Drop every picture. Then return, exactly, the lines from the beginning of the listing below through the one containing "-0.02, -0.015, -0.01];".

* start *

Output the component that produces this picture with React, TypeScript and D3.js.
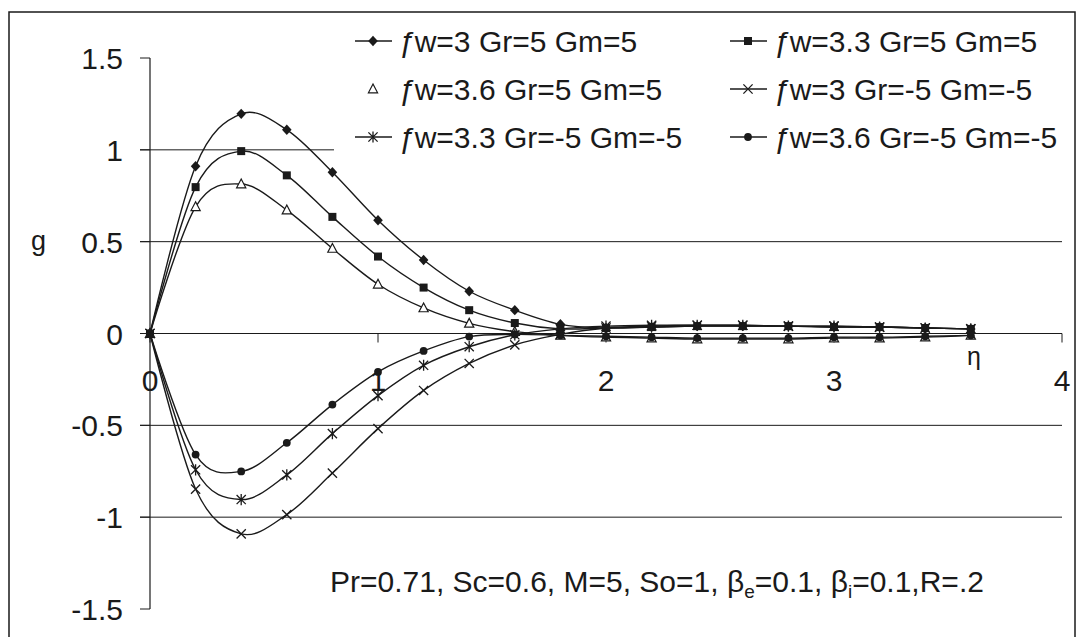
import React from "react";
import * as d3 from "d3";

// similarity variable η (abscissa of every profile)
const eta = [0, 0.2, 0.4, 0.6, 0.8, 1.0, 1.2, 1.4, 1.6, 1.8, 2.0, 2.2, 2.4, 2.6, 2.8, 3.0, 3.2, 3.4, 3.6];

// g profiles, one per parameter set
const gFw3Pos = [0, 0.911, 1.196, 1.109, 0.878, 0.617, 0.4, 0.23, 0.127, 0.05, 0.03, 0.035, 0.04, 0.04, 0.04, 0.035, 0.035, 0.03, 0.025];
const gFw33Pos = [0, 0.797, 0.993, 0.861, 0.635, 0.419, 0.25, 0.127, 0.057, 0.025, 0.03, 0.035, 0.04, 0.04, 0.04, 0.035, 0.035, 0.03, 0.025];
const gFw36Pos = [0, 0.69, 0.814, 0.672, 0.463, 0.268, 0.139, 0.055, 0.01, -0.01, -0.02, -0.025, -0.03, -0.03, -0.03, -0.025, -0.025, -0.02, -0.01];
const gFw3Neg = [0, -0.847, -1.091, -0.986, -0.76, -0.518, -0.31, -0.163, -0.062, -0.005, 0.03, 0.04, 0.045, 0.045, 0.04, 0.04, 0.035, 0.03, 0.025];
const gFw33Neg = [0, -0.742, -0.904, -0.77, -0.545, -0.338, -0.173, -0.072, -0.007, 0.025, 0.04, 0.045, 0.045, 0.045, 0.04, 0.04, 0.035, 0.03, 0.025];
const gFw36Neg = [0, -0.659, -0.751, -0.595, -0.387, -0.209, -0.095, -0.017, -0.005, -0.01, -0.015, -0.02, -0.025, -0.025, -0.025, -0.02, -0.02, -0.015, -0.01];

const fwValues = ["3", "3.3", "3.6", "3", "3.3", "3.6"];
const grValues = ["5", "5", "5", "-5", "-5", "-5"];
const markerKinds = ["diamond", "square", "triangle", "x", "star", "circle"];
const legendHasLine = [true, true, false, true, true, true];
const seriesValues = [gFw3Pos, gFw33Pos, gFw36Pos, gFw3Neg, gFw33Neg, gFw36Neg];

const xTicks = [0, 1, 2, 3, 4];
const yTicks = [-1.5, -1, -0.5, 0, 0.5, 1, 1.5];
const gridValues = [-1, -0.5, 0.5, 1];

const INK = "#1a1a1a";
const FONT = "'Liberation Sans', Arial, sans-serif";

function Marker({ kind, cx, cy }: { kind: string; cx: number; cy: number }) {
  const t = `translate(${cx},${cy})`;
  switch (kind) {
    case "diamond":
      return <path transform={t} d="M0,-5.2L4.8,0L0,5.2L-4.8,0Z" fill={INK} />;
    case "square":
      return <rect x={cx - 4} y={cy - 4} width={8} height={8} fill={INK} />;
    case "triangle":
      return <path transform={t} d="M0,-5L4.6,3.8L-4.6,3.8Z" fill="#fff" stroke={INK} strokeWidth={1.2} />;
    case "x":
      return <path transform={t} d="M-4.6,-4.6L4.6,4.6M-4.6,4.6L4.6,-4.6" stroke={INK} strokeWidth={1.3} fill="none" />;
    case "star":
      return <path transform={t} d="M-4.6,-4.6L4.6,4.6M-4.6,4.6L4.6,-4.6M0,-5.6V5.6" stroke={INK} strokeWidth={1.3} fill="none" />;
    default:
      return <circle cx={cx} cy={cy} r={3.9} fill={INK} />;
  }
}

export default function App() {
  const x = d3.scaleLinear().domain([0, 4]).range([150, 1062]);
  const y = d3.scaleLinear().domain([-1.5, 1.5]).range([609, 58]);

  const line = d3
    .line<number>()
    .x((_, i) => x(eta[i]))
    .y((d) => y(d))
    .curve(d3.curveCatmullRom.alpha(0));

  const legendCols = [355, 730];
  const legendRows = [41, 89, 137];

  return (
    <svg
      width={1081}
      height={637}
      style={{ position: "absolute", left: 0, top: 0, background: "#fff" }}
      fontFamily={FONT}
    >
      <rect x={0} y={0} width={1081} height={637} fill="#fff" />
      {/* chart frame */}
      <rect x={9} y={12} width={1066} height={660} fill="none" stroke={INK} strokeWidth={1.5} />

      {/* horizontal grid lines */}
      {gridValues.map((v) => (
        <line
          key={v}
          x1={x(0) - 10}
          x2={v === 1 ? 334 : x(4)}
          y1={y(v)}
          y2={y(v)}
          stroke={INK}
          strokeWidth={1}
        />
      ))}

      {/* y axis */}
      <line x1={x(0)} x2={x(0)} y1={y(1.5)} y2={y(-1.5)} stroke={INK} strokeWidth={1.2} />
      {yTicks.map((v) => (
        <g key={v}>
          <line x1={x(0) - 10} x2={x(0)} y1={y(v)} y2={y(v)} stroke={INK} strokeWidth={1} />
          <text x={123} y={y(v) + 11} textAnchor="end" fontSize={30} fill={INK}>
            {String(v)}
          </text>
        </g>
      ))}
      <text x={31} y={250} fontSize={27} fill={INK}>g</text>

      {/* x axis along g = 0 */}
      <line x1={x(0) - 10} x2={x(4)} y1={y(0)} y2={y(0)} stroke={INK} strokeWidth={1.2} />
      {xTicks.map((v) => (
        <g key={v}>
          <line x1={x(v)} x2={x(v)} y1={y(0)} y2={y(0) + 9} stroke={INK} strokeWidth={1} />
          <text x={x(v)} y={391} textAnchor="middle" fontSize={30} fill={INK}>
            {v}
          </text>
        </g>
      ))}
      <text x={974} y={365} textAnchor="middle" fontSize={25} fill={INK}>η</text>

      {/* profiles */}
      {seriesValues.map((vals, s) => (
        <path key={s} d={line(vals) ?? ""} fill="none" stroke={INK} strokeWidth={1.4} />
      ))}
      {seriesValues.map((vals, s) =>
        vals.map((v, i) => <Marker key={`${s}-${i}`} kind={markerKinds[s]} cx={x(eta[i])} cy={y(v)} />)
      )}

      {/* legend, two entries per row */}
      <rect x={335} y={18} width={727} height={140} fill="#fff" />
      {seriesValues.map((_, s) => {
        const lx = legendCols[s % 2];
        const ly = legendRows[Math.floor(s / 2)];
        return (
          <g key={s}>
            {legendHasLine[s] && (
              <line x1={lx} x2={lx + 37} y1={ly} y2={ly} stroke={INK} strokeWidth={1.4} />
            )}
            <Marker kind={markerKinds[s]} cx={lx + 18} cy={ly} />
            <text x={lx + 43} y={ly + 11} fontSize={30} fill={INK}>
              <tspan fontStyle="italic">ƒ</tspan>
              {`w=${fwValues[s]} Gr=${grValues[s]} Gm=${grValues[s]}`}
            </text>
          </g>
        );
      })}

      {/* parameter note */}
      <text x={330} y={592} fontSize={30} fill={INK}>
        Pr=0.71, Sc=0.6, M=5, So=1, β
        <tspan fontSize={19} dy={6}>e</tspan>
        <tspan dy={-6}>=0.1, β</tspan>
        <tspan fontSize={19} dy={6}>i</tspan>
        <tspan dy={-6}>=0.1,R=.2</tspan>
      </text>
    </svg>
  );
}
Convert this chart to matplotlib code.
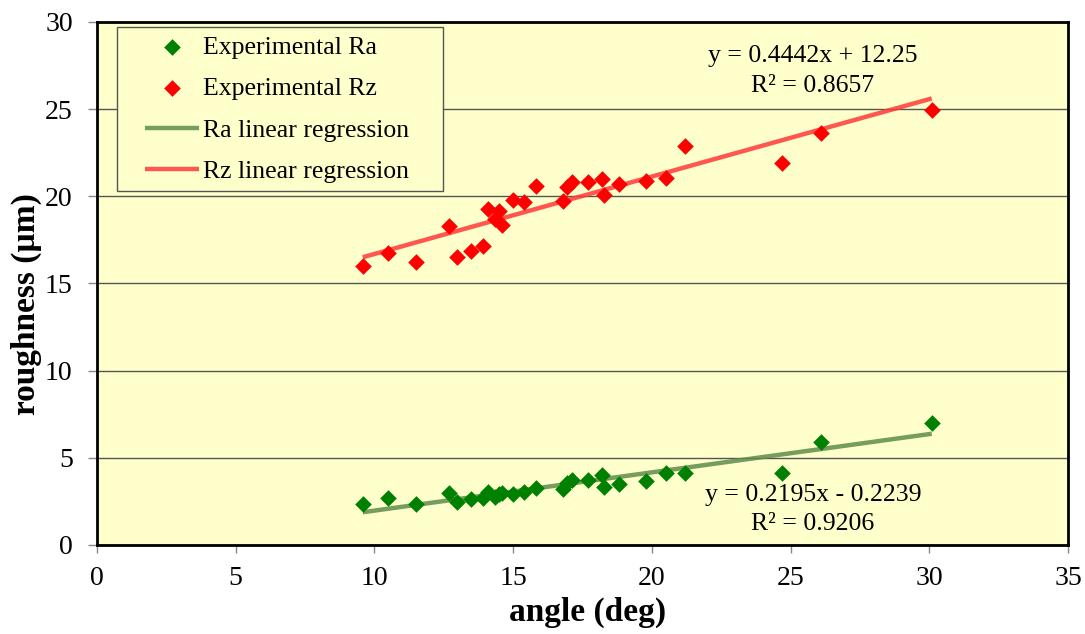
import numpy as np
import matplotlib
matplotlib.use("Agg")
import matplotlib.pyplot as plt
from matplotlib.patches import Rectangle

plt.rcParams["font.family"] = ["Liberation Serif", "DejaVu Serif"]

# angle (deg) for each specimen
angle = [9.58, 10.50, 11.50, 12.69, 12.99, 13.48, 13.90, 14.11, 14.35, 14.50,
         14.61, 14.98, 15.40, 15.81, 16.79, 16.93, 17.11, 17.69, 18.19, 18.29,
         18.81, 19.79, 20.51, 21.20, 24.68, 26.09, 30.09]

ra = [2.33, 2.72, 2.33, 3.00, 2.49, 2.64, 2.72, 3.06, 2.77, 2.95,
      3.00, 2.93, 3.06, 3.25, 3.21, 3.54, 3.73, 3.71, 4.02, 3.33,
      3.48, 3.69, 4.11, 4.15, 4.11, 5.91, 6.98]

rz = [16.03, 16.77, 16.25, 18.30, 16.54, 16.87, 17.15, 19.30, 18.70, 19.18,
      18.38, 19.81, 19.66, 20.60, 19.75, 20.56, 20.81, 20.84, 21.00, 20.08,
      20.69, 20.90, 21.08, 22.91, 21.90, 23.66, 24.96]

# trendline coefficients as printed on the chart
ra_fit = (0.2195, -0.2239, 0.9206)
rz_fit = (0.4442, 12.25, 0.8657)

fig = plt.figure(figsize=(10.85, 6.34), dpi=100)
ax = fig.add_axes([0.0894, 0.1404, 0.8949, 0.8249])
ax.set_facecolor("#FFFFCC")

x_line = np.array([min(angle), max(angle)])
ax.plot(x_line, ra_fit[0] * x_line + ra_fit[1], color="#5E8C4A", lw=3.2,
        alpha=0.85, solid_capstyle="butt", zorder=2, label="Ra linear regression")
ax.plot(x_line, rz_fit[0] * x_line + rz_fit[1], color="#FF3A3A", lw=3.2,
        alpha=0.85, solid_capstyle="butt", zorder=2, label="Rz linear regression")

ax.scatter(angle, ra, marker="D", s=72, color="#008000", linewidths=0,
           zorder=3, label="Experimental Ra")
ax.scatter(angle, rz, marker="D", s=72, color="#FF0000", linewidths=0,
           zorder=3, label="Experimental Rz")

ax.set_xlim(0, 35)
ax.set_ylim(0, 30)
ax.set_xticks(range(0, 36, 5))
ax.set_yticks(range(0, 31, 5))
ax.yaxis.grid(True, color="#555555", lw=1.0)
ax.set_axisbelow(True)
for s in ax.spines.values():
    s.set_linewidth(2)
    s.set_color("black")
ax.tick_params(axis="y", direction="out", length=6.5, width=1, color="#888888",
               labelsize=20, pad=11)
ax.tick_params(axis="x", direction="out", length=6, width=1, color="#888888",
               labelsize=20, pad=9)

ax.set_xlabel("angle (deg)", fontsize=24, fontweight="bold")
ax.set_ylabel("roughness (µm)", fontsize=24, fontweight="bold")
ax.xaxis.set_label_coords(0.505, -0.099)
ax.yaxis.set_label_coords(-0.057, 0.46)

eq_kw = dict(fontsize=18.5, ha="center", va="baseline")
ax.text(25.81, 27.73, "y = %.4fx + %.2f" % (rz_fit[0], rz_fit[1]), **eq_kw)
ax.text(25.81, 26.0, "R² = %.4f" % rz_fit[2], **eq_kw)
ax.text(25.81, 2.52, "y = %.4fx - %.4f" % (ra_fit[0], -ra_fit[1]), **eq_kw)
ax.text(25.81, 0.86, "R² = %.4f" % ra_fit[2], **eq_kw)

# legend box
ax.add_patch(Rectangle((0.0206, 0.6774), 0.336, 0.3136, transform=ax.transAxes,
                       facecolor="#FFFFCC", edgecolor="#555555", lw=1, zorder=4))
handles, labels = ax.get_legend_handles_labels()
order = [2, 3, 0, 1]
leg = ax.legend([handles[i] for i in order], [labels[i] for i in order],
                loc="upper left", bbox_to_anchor=(0.0494, 0.974), borderaxespad=0,
                fontsize=18.5, frameon=False, handlelength=2.1, handletextpad=0.16,
                labelspacing=0.72, borderpad=0, scatterpoints=1)
leg.set_zorder(5)

fig.savefig("out.png", dpi=100, facecolor="white")
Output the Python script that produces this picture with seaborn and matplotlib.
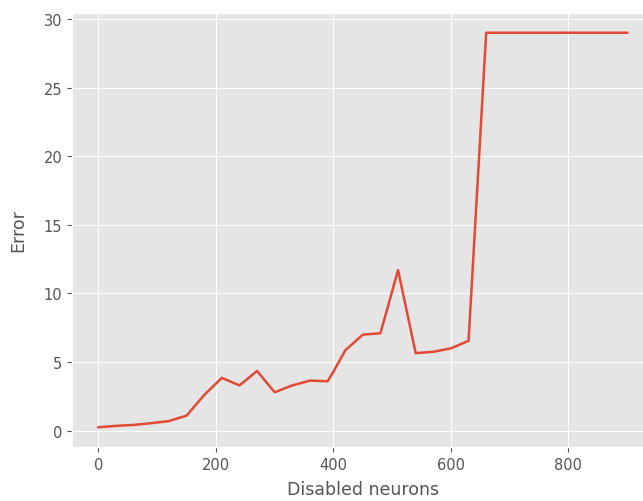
import numpy as np
import pandas as pd
import matplotlib
matplotlib.use('Agg')
import matplotlib.pyplot as plt
import seaborn as sns

# disabled neurons vs error
disabled = [0, 30, 60, 90, 120, 150, 180, 210, 240, 270, 300, 330, 360, 390, 400,
            420, 450, 480, 510, 540, 570, 600, 630, 660, 690, 720, 750, 780, 810,
            840, 870, 900]
error = [0.25, 0.35, 0.42, 0.55, 0.7, 1.1, 2.6, 3.85, 3.3, 4.35, 2.8, 3.3, 3.65, 3.6, 4.3,
         5.85, 7.0, 7.1, 11.7, 5.65, 5.75, 6.0, 6.55, 29.0, 29.0, 29.0, 29.0, 29.0, 29.0,
         29.0, 29.0, 29.0]

df = pd.DataFrame({'Disabled neurons': disabled, 'Error': error})

plt.style.use('ggplot')
fig = plt.figure(figsize=(6.43, 5.02), dpi=100)
ax = fig.add_axes([0.112, 0.1076, 0.9045, 0.8645])

sns.lineplot(data=df, x='Disabled neurons', y='Error', color='#E24A33', linewidth=1.8, ax=ax)

ax.tick_params(labelsize=10.5)
ax.set_xlabel('Disabled neurons', fontsize=12.5, labelpad=6)
ax.set_ylabel('Error', fontsize=12.5, labelpad=12)

fig.savefig('out.png', dpi=100)
plt.close(fig)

* end *

## Output for this task
Output the component that produces this picture with React, TypeScript and D3.js.
import React from "react";
import * as d3 from "d3";

// similarity variable η (abscissa of every profile)
const eta = [0, 0.2, 0.4, 0.6, 0.8, 1.0, 1.2, 1.4, 1.6, 1.8, 2.0, 2.2, 2.4, 2.6, 2.8, 3.0, 3.2, 3.4, 3.6];

// g profiles, one per parameter set
const gFw3Pos = [0, 0.911, 1.196, 1.109, 0.878, 0.617, 0.4, 0.23, 0.127, 0.05, 0.03, 0.035, 0.04, 0.04, 0.04, 0.035, 0.035, 0.03, 0.025];
const gFw33Pos = [0, 0.797, 0.993, 0.861, 0.635, 0.419, 0.25, 0.127, 0.057, 0.025, 0.03, 0.035, 0.04, 0.04, 0.04, 0.035, 0.035, 0.03, 0.025];
const gFw36Pos = [0, 0.69, 0.814, 0.672, 0.463, 0.268, 0.139, 0.055, 0.01, -0.01, -0.02, -0.025, -0.03, -0.03, -0.03, -0.025, -0.025, -0.02, -0.01];
const gFw3Neg = [0, -0.847, -1.091, -0.986, -0.76, -0.518, -0.31, -0.163, -0.062, -0.005, 0.03, 0.04, 0.045, 0.045, 0.04, 0.04, 0.035, 0.03, 0.025];
const gFw33Neg = [0, -0.742, -0.904, -0.77, -0.545, -0.338, -0.173, -0.072, -0.007, 0.025, 0.04, 0.045, 0.045, 0.045, 0.04, 0.04, 0.035, 0.03, 0.025];
const gFw36Neg = [0, -0.659, -0.751, -0.595, -0.387, -0.209, -0.095, -0.017, -0.005, -0.01, -0.015, -0.02, -0.025, -0.025, -0.025, -0.02, -0.02, -0.015, -0.01];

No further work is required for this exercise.